Louise Blouin Foundation
3 Olaf Street London W11 4BE
This is the first major UK show for 40 years of the not-so-well-known 20th century woman sculptor, Louise Nevelson (1899-1988). A Russian émigré, she moved with her parents to the US and established herself in New York in the 1920s.
The work on display, from the 1950s to the 1980s, consists of wall hanging, free standing and monumental constructions of wooden objects. In the earlier works of screwed-together found objects there is a predominance of turned furniture components – particularly chair and table arms and legs. More robust materials – steel wall cladding and conveyor belt rollers - do get a look in but there is an ambivalence between the genteel and detailed artefacts of the 19h century and the gigantism of New York’s grim industrial plants.
The later works become more formal and serial – they are made of stacked boxes inhabited by interior constructions that are controlled but seemingly random variations on a theme. These pieces are painted a strange matt unblack ‘black’ that pulls them together visually and give the interiors of the deeper boxes a mysterious almost spiritual air.

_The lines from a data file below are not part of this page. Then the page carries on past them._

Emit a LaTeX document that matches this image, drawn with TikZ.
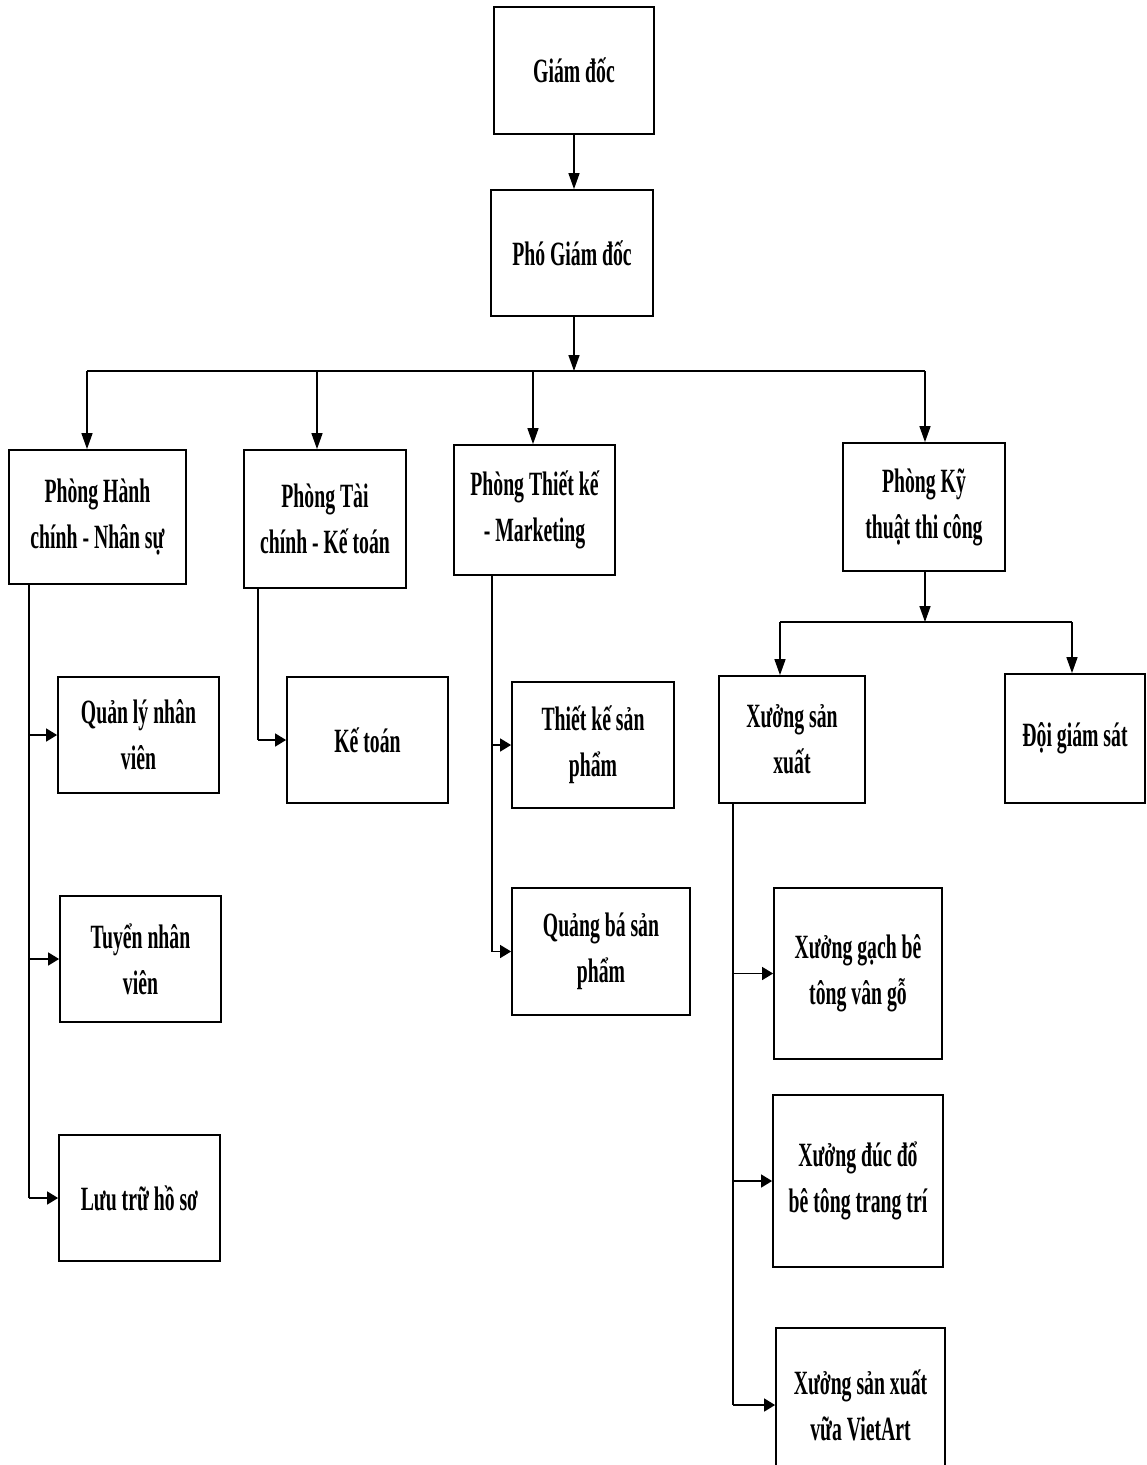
\documentclass[tikz,border=0pt]{standalone}
\usepackage{fontspec}
\setmainfont{Liberation Serif}[FakeStretch=0.58]
\usetikzlibrary{arrows.meta}

\begin{document}
\begin{tikzpicture}[x=1pt,y=-1pt,
  box/.style={draw, line width=1.8pt, align=center, inner sep=0pt,
    font=\fontsize{34}{46}\selectfont\bfseries},
  link/.style={line width=1.5pt},
  vdown/.style={link, -{Triangle[length=16pt,width=11pt]}},
  hright/.style={link, -{Triangle[length=11pt,width=13pt]}}]
\useasboundingbox (0,0) rectangle (1147,1465);

% management
\node[box, minimum width=160, minimum height=127] (gd)  at (574,70.5) {Giám đốc};
\node[box, minimum width=162, minimum height=126] (pgd) at (572,253) {Phó Giám đốc};

% departments
\node[box, minimum width=177, minimum height=134] (hc) at (97.5,517) {Phòng Hành\\chính - Nhân sự};
\node[box, minimum width=162, minimum height=138] (tc) at (325,519) {Phòng Tài\\chính - Kế toán};
\node[box, minimum width=161, minimum height=130] (tk) at (534.5,510) {Phòng Thiết kế\\- Marketing};
\node[box, minimum width=162, minimum height=128] (kt) at (924,507) {Phòng Kỹ\\thuật thi công};

% units
\node[box, minimum width=146, minimum height=127] (xsx) at (792,739.5) {Xưởng sản\\xuất};
\node[box, minimum width=140, minimum height=129] (dgs) at (1075,738.5) {Đội giám sát};
\node[box, minimum width=161, minimum height=116] (ql) at (138.5,735) {Quản lý nhân\\viên};
\node[box, minimum width=161, minimum height=126] (tn) at (140.5,959) {Tuyển nhân\\viên};
\node[box, minimum width=161, minimum height=126] (lt) at (139.5,1198) {Lưu trữ hồ sơ};
\node[box, minimum width=161, minimum height=126] (kto) at (367.5,740) {Kế toán};
\node[box, minimum width=162, minimum height=126] (tksp) at (593,745) {Thiết kế sản\\phẩm};
\node[box, minimum width=178, minimum height=127] (qb) at (601,951.5) {Quảng bá sản\\phẩm};
\node[box, minimum width=168, minimum height=171] (xg) at (858,973.5) {Xưởng gạch bê\\tông vân gỗ};
\node[box, minimum width=170, minimum height=172] (xd) at (858,1181) {Xưởng đúc đổ\\bê tông trang trí};
\node[box, minimum width=169, minimum height=154] (xv) at (860.5,1405) {Xưởng sản xuất\\vữa VietArt};

% junction points
\coordinate (bar)  at (574,371);
\coordinate (jhc)  at (87,371);
\coordinate (jtc)  at (317,371);
\coordinate (jtk)  at (533,371);
\coordinate (jkt)  at (925,371);
\coordinate (bar2) at (925,622);
\coordinate (jxsx) at (780,622);
\coordinate (jdgs) at (1072,622);
\coordinate (shc)  at (29,0);
\coordinate (stc)  at (258,0);
\coordinate (stk)  at (492,0);
\coordinate (sxsx) at (733,0);

% top chain
\draw[vdown] (gd.south) -- (gd.south |- pgd.north);
\draw[vdown] (bar |- pgd.south) -- (bar);
\draw[link] (jhc) -- (jkt);
\draw[vdown] (jhc) -- (jhc |- hc.north);
\draw[vdown] (jtc) -- (jtc |- tc.north);
\draw[vdown] (jtk) -- (jtk |- tk.north);
\draw[vdown] (jkt) -- (jkt |- kt.north);

% technical department
\draw[vdown] (bar2 |- kt.south) -- (bar2);
\draw[link] (jxsx) -- (jdgs);
\draw[vdown] (jxsx) -- (jxsx |- xsx.north);
\draw[vdown] (jdgs) -- (jdgs |- dgs.north);

% administration
\draw[link] (shc |- hc.south) -- (shc |- lt.west);
\draw[hright] (shc |- ql.west) -- (ql.west);
\draw[hright] (shc |- tn.west) -- (tn.west);
\draw[hright] (shc |- lt.west) -- (lt.west);

% finance
\draw[link] (stc |- tc.south) -- (stc |- kto.west);
\draw[hright] (stc |- kto.west) -- (kto.west);

% design and marketing
\draw[link] (stk |- tk.south) -- (stk |- qb.west);
\draw[hright] (stk |- tksp.west) -- (tksp.west);
\draw[hright] (stk |- qb.west) -- (qb.west);

% workshops
\draw[link] (sxsx |- xsx.south) -- (sxsx |- xv.west);
\draw[hright] (sxsx |- xg.west) -- (xg.west);
\draw[hright] (sxsx |- xd.west) -- (xd.west);
\draw[hright] (sxsx |- xv.west) -- (xv.west);
\end{tikzpicture}
\end{document}
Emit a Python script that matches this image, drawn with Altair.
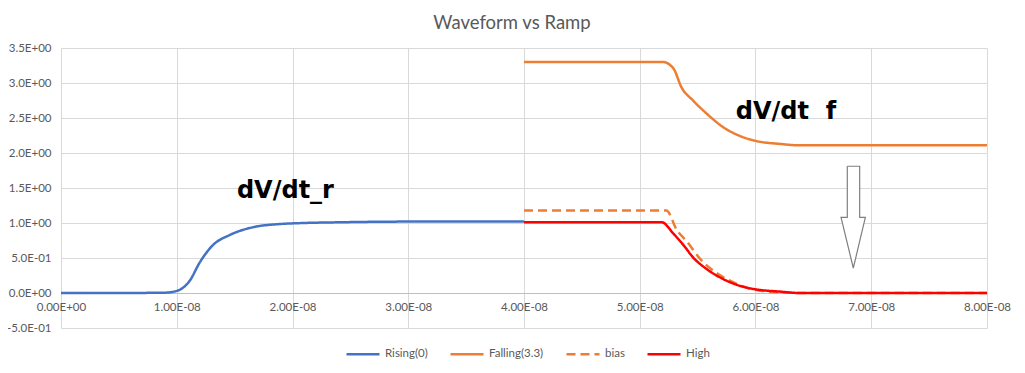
import json
import altair as alt
import pandas as pd

# ---- data ----
rising_t = [0, 0.5e-8, 0.9e-8, 1.0e-8, 1.03e-8, 1.11e-8, 1.2e-8, 1.31e-8, 1.46e-8, 1.66e-8, 1.89e-8, 2.1e-8, 2.4e-8, 3.0e-8, 4.0e-8]
rising_v = [0, 0, 0.005, 0.03, 0.05, 0.17, 0.44, 0.68, 0.83, 0.94, 0.985, 1.0, 1.01, 1.02, 1.02]

falling_t = [4.0e-8, 5.2e-8, 5.29e-8, 5.36e-8, 5.46e-8, 5.58e-8, 5.72e-8, 5.87e-8, 6.01e-8, 6.21e-8, 6.38e-8, 8.0e-8]
falling_v = [3.3, 3.3, 3.21, 2.94, 2.75, 2.56, 2.37, 2.24, 2.17, 2.13, 2.11, 2.11]

bias_t = [4.0e-8, 5.23e-8, 5.32e-8, 5.41e-8, 5.52e-8, 5.66e-8, 5.81e-8, 5.98e-8, 6.2e-8, 6.4e-8, 8.0e-8]
bias_v = [1.18, 1.18, 0.9, 0.73, 0.49, 0.29, 0.15, 0.05, 0.01, 0.0, 0.0]

high_t = [4.0e-8, 5.19e-8, 5.29e-8, 5.38e-8, 5.46e-8, 5.58e-8, 5.72e-8, 5.87e-8, 6.01e-8, 6.21e-8, 6.38e-8, 8.0e-8]
high_v = [1.01, 1.01, 0.85, 0.68, 0.51, 0.34, 0.20, 0.10, 0.05, 0.02, 0.0, 0.0]

series_names = ["Rising(0)", "Falling(3.3)", "bias", "High"]
series_colors = ["#4472C4", "#ED7D31", "#ED7D31", "#FF0000"]
series_dashes = [[1, 0], [1, 0], [9, 5], [1, 0]]

x_ticks = [0, 1e-08, 2e-08, 3e-08, 4e-08, 5e-08, 6e-08, 7e-08, 8e-08]
x_tick_labels = ["0.00E+00", "1.00E-08", "2.00E-08", "3.00E-08", "4.00E-08",
                 "5.00E-08", "6.00E-08", "7.00E-08", "8.00E-08"]
y_ticks = [-0.5, 0, 0.5, 1.0, 1.5, 2.0, 2.5, 3.0, 3.5]
y_tick_labels = ["-5.0E-01", "0.0E+00", "5.0E-01", "1.0E+00", "1.5E+00",
                 "2.0E+00", "2.5E+00", "3.0E+00", "3.5E+00"]

ann_text = ["dV/dt_r", "dV/dt \u00a0f"]
ann_x = [1.52e-8, 5.83e-8]
ann_y = [1.354, 2.486]

arrow_x = [6.793e-8, 6.900e-8, 6.900e-8, 6.949e-8, 6.845e-8, 6.739e-8, 6.793e-8, 6.793e-8]
arrow_y = [1.811, 1.811, 1.079, 1.079, 0.357, 1.079, 1.079, 1.811]

# ---- tables ----
rows = []
for name, ts, vs in zip(series_names, [rising_t, falling_t, bias_t, high_t],
                        [rising_v, falling_v, bias_v, high_v]):
    for t, v in zip(ts, vs):
        rows.append({"series": name, "t": t, "v": v})
df = pd.DataFrame(rows)
ann_df = pd.DataFrame({"t": ann_x, "v": ann_y, "label": ann_text})
arrow_df = pd.DataFrame({"t": arrow_x, "v": arrow_y, "i": list(range(len(arrow_x)))})

x_label_expr = "%s[indexof(%s, datum.value)]" % (json.dumps(x_tick_labels), json.dumps(x_ticks))
y_label_expr = "%s[indexof(%s, datum.value)]" % (json.dumps(y_tick_labels), json.dumps(y_ticks))

FONT = "Lato"
GRAY = "#595959"
GRID = "#D9D9D9"

x_scale = alt.Scale(domain=[0, 8e-8], nice=False, zero=False)
y_scale = alt.Scale(domain=[-0.5, 3.5], nice=False, zero=False)

x_axis = alt.Axis(values=x_ticks, labelExpr=x_label_expr, title=None, grid=True,
                  gridColor=GRID, domainColor="#BFBFBF", domainWidth=1,
                  ticks=False, labelFont=FONT, labelFontSize=11.5, labelColor=GRAY,
                  labelPadding=8, offset=-35, orient="bottom", labelFlush=False,
                  labelOverlap=False, tickCount=len(x_ticks))
y_axis = alt.Axis(values=y_ticks, labelExpr=y_label_expr, title=None, grid=True,
                  gridColor=GRID, domain=False, ticks=False, labelFont=FONT,
                  labelFontSize=11.5, labelColor=GRAY, labelPadding=10,
                  labelOverlap=False, tickCount=len(y_ticks))

lines = alt.Chart(df).mark_line(strokeWidth=2.5, interpolate="monotone").encode(
    x=alt.X("t:Q", scale=x_scale, axis=x_axis),
    y=alt.Y("v:Q", scale=y_scale, axis=y_axis),
    color=alt.Color("series:N", sort=series_names, title=None,
                    scale=alt.Scale(domain=series_names, range=series_colors)),
    strokeDash=alt.StrokeDash("series:N", sort=series_names, title=None,
                              scale=alt.Scale(domain=series_names, range=series_dashes)),
)

texts = alt.Chart(ann_df).mark_text(font="DejaVu Sans", fontWeight="bold", fontSize=24,
                                    align="left", baseline="alphabetic", color="black").encode(
    x=alt.X("t:Q", scale=x_scale), y=alt.Y("v:Q", scale=y_scale), text="label:N")

arrow = alt.Chart(arrow_df).mark_line(stroke="#7F7F7F", fill="white", strokeWidth=1.2).encode(
    x=alt.X("t:Q", scale=x_scale), y=alt.Y("v:Q", scale=y_scale), order="i:Q")

chart = alt.layer(lines, arrow, texts).properties(
    width=926, height=280,
    title=alt.Title("Waveform vs Ramp", font=FONT, fontSize=18.5, fontWeight="normal",
                    color=GRAY, anchor="middle", dx=-12, offset=10),
    autosize=alt.AutoSizeParams(type="none"),
    padding={"left": 53, "top": 40, "right": 30, "bottom": 37},
).configure_view(stroke=None).configure_legend(
    orient="none", legendX=284, legendY=288, direction="horizontal", columns=4,
    symbolType="stroke", symbolSize=1089, symbolStrokeWidth=2.5,
    labelFont=FONT, labelFontSize=11.5, labelColor=GRAY, labelOffset=4,
    columnPadding=17,
)

chart.save("out.html", embed_options={"renderer": "svg", "actions": False})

They say that persistence pays in the art world and you would need to be persistent and focussed to succeed as a woman in the macho clamour of post-war New York. Nevelson talked about her work in formal terms as the ‘in-between place, of the material I use and the manifestation afterwards.’ You could also say that she constructed herself a distinctive in-between place between the flamboyance and spirituality of the Abstract Expressionists – many of whom were her close friends – and the austerity of Minimalism’s concerns with hands-off rule-based progressions and series.
Nevelson’s work is quieter and less immediately engaging than her contemporary New Yorker, Louise Bourgeois. Here there is little or no hint of a conscious articulation of gendered concerns (although the use of the chair, table and box are perhaps pointers to a contained and flexible domestic space). Rather, we are confronted with a stillness and silence in the later monumental works that briefly hold our attention in the onward rush of the multi-coloured, cacophonous, Manhattanised world that looms as the Westfield Shopping Centre just behind the gallery.